April is to far away right now. Lets get through hunting season first.


----------



## jdhkingfisher (Aug 6, 2010)

hahaha i dont hunt. winter time is for building the cars and hoping for cobia season to hurry


----------



## thecalmbeforethestorm (Nov 6, 2010)

i have yet to get my first trophy cobia but hopefully this upcomming season i can get a few and maybe you guys could show me some tricks and tips to make for a better fishing season


----------



## bigrick (Sep 29, 2010)

think you got a long wait there buddy


----------



## jdhkingfisher (Aug 6, 2010)

really i didnt ask you how long i got. i asked you to share a story


----------



## bbarton13 (May 4, 2009)

i cant wait, im going to buy a hobie pro angler with my tax check and go get my first cobe!!!!! f fightin the crowd at the pier


----------



## jdhkingfisher (Aug 6, 2010)

hahahah im tryin to figure out how to build a mini cobia tower on my ocean kayak lol


----------



## LITECATCH (Oct 2, 2007)

If you are new to cobia fishing and want tips the best advice i can give you is to go on a cobia charter with a boat and crew who specialize in cobia fishing.
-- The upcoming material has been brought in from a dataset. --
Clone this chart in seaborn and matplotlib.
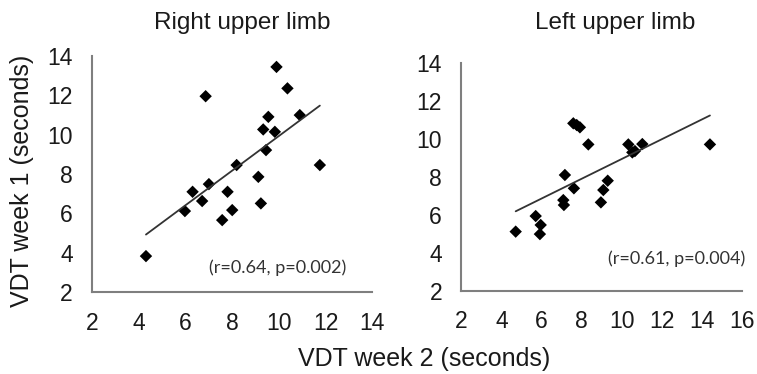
import numpy as np
import pandas as pd
import seaborn as sns
import matplotlib.pyplot as plt

# Right upper limb: VDT week 2 (x) vs week 1 (y), seconds
right_wk2 = [4.30, 5.97, 6.30, 6.71, 7.00, 6.86, 7.57, 7.80, 8.00, 8.19,
             9.12, 9.23, 9.33, 9.45, 9.55, 9.83, 9.90, 10.37, 10.90, 11.76]
right_wk1 = [3.83, 6.12, 7.10, 6.63, 7.49, 11.96, 5.66, 7.10, 6.17, 8.46,
             7.86, 6.51, 10.27, 9.22, 10.91, 10.15, 13.45, 12.36, 11.00, 8.46]

# Left upper limb
left_wk2 = [4.71, 5.71, 5.96, 5.92, 7.09, 7.12, 7.17, 7.62, 7.59, 7.76,
            7.92, 8.34, 8.97, 9.09, 9.31, 10.34, 10.54, 10.67, 11.04, 14.42]
left_wk1 = [5.11, 5.93, 5.46, 4.98, 6.77, 6.51, 8.09, 7.39, 10.81, 10.72,
            10.60, 9.70, 6.65, 7.30, 7.79, 9.70, 9.28, 9.35, 9.72, 9.70]

titles = ['Right upper limb', 'Left upper limb']
stats = ['(r=0.64, p=0.002)', '(r=0.61, p=0.004)']
x_ticks = [list(range(2, 15, 2)), list(range(2, 17, 2))]
y_ticks = list(range(2, 15, 2))

sns.set_style("white")
plt.rcParams['font.family'] = ['Liberation Sans', 'DejaVu Sans']
txt = '#1a1a1a'

fig = plt.figure(figsize=(7.57, 3.74), dpi=100)
ax1 = fig.add_axes([0.122, 0.219, 0.3695, 0.631])
ax2 = fig.add_axes([0.6096, 0.2227, 0.370, 0.6096])

panels = [(ax1, right_wk2, right_wk1), (ax2, left_wk2, left_wk1)]
stat_pos = [(0.909, 0.102), (1.012, 0.142)]
for i, (ax, xs, ys) in enumerate(panels):
    df = pd.DataFrame({'wk2': xs, 'wk1': ys})
    sns.regplot(data=df, x='wk2', y='wk1', ax=ax, ci=None, truncate=True,
                marker='D', color='black',
                scatter_kws={'s': 40, 'edgecolor': 'none', 'alpha': 1},
                line_kws={'color': '#333333', 'lw': 1.3})
    ax.set_xlim(x_ticks[i][0], x_ticks[i][-1])
    ax.set_ylim(2, 14)
    ax.set_xticks(x_ticks[i])
    ax.set_yticks(y_ticks)
    ax.tick_params(labelsize=16.5, colors=txt, length=0)
    ax.tick_params(axis='y', pad=14)
    ax.tick_params(axis='x', pad=14)
    ax.set_xlabel('')
    ax.set_ylabel('')
    sns.despine(ax=ax)
    for s in ['left', 'bottom']:
        ax.spines[s].set_color('#7f7f7f')
        ax.spines[s].set_linewidth(1.5)
    ax.text(stat_pos[i][0], stat_pos[i][1], stats[i], transform=ax.transAxes,
            ha='right', va='center', fontsize=13, color='#333333',
            family=['Lato', 'DejaVu Sans'], clip_on=False)

fig.text(242 / 757, 1 - 23 / 374, titles[0], ha='center', va='center',
         fontsize=17.5, color=txt)
fig.text(615 / 757, 1 - 23 / 374, titles[1], ha='center', va='center',
         fontsize=17.5, color=txt)
fig.text(424 / 757, 1 - 359 / 374, 'VDT week 2 (seconds)', ha='center',
         va='center', fontsize=18, color=txt)
fig.text(22 / 757, 1 - 181 / 374, 'VDT week 1 (seconds)', ha='center',
         va='center', rotation=90, fontsize=18, color=txt)

fig.savefig('out.png', dpi=100)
That will get you way ahead of the self taught learning curve. March will be here before we know it!! "Lite Catch" starts running walk-on cobia trips in April. Let me know if i can help. Capt. Scott.


----------



## salt_water_guy (Feb 9, 2008)

jdhkingfisher said:


> hahahah im tryin to figure out how to build a mini cobia tower on my ocean kayak lol


 Thats funny shit id die if i seen that lol


----------



## thecalmbeforethestorm (Nov 6, 2010)

yeah that would be pretty funny


----------



## jdhkingfisher (Aug 6, 2010)

ima do it lol. me and my dad are working on it lol


----------



## ZombieKiller (Jul 26, 2010)

Just put good outriggers on your yak and you should be able to stand.


----------



## jdhkingfisher (Aug 6, 2010)

yea im workin on that too lol. cause i wanna be able to take all of this off when i am done with cobia season.


----------



## stvtackett (Oct 12, 2008)

here you go...:thumbsup:


----------



## 85okhai (Mar 15, 2010)

stvtackett said:


> here you go...:thumbsup:


now thats bada$$


----------



## Sunshine17 (Dec 11, 2009)

btw, josh.....if you do this I am not gunna be the guy paddling. haha.


----------



## jdhkingfisher (Aug 6, 2010)

oh yea you are we are gonna trade off


----------



## Sunshine17 (Dec 11, 2009)

....how do u manage switching spots in a thing like that in the gulf? I only see it ending up badly.


----------



## jdhkingfisher (Aug 6, 2010)

hahaha you ought to see the plan for it. it wont flip lol.


----------



## Sunshine17 (Dec 11, 2009)

haha. ight man


----------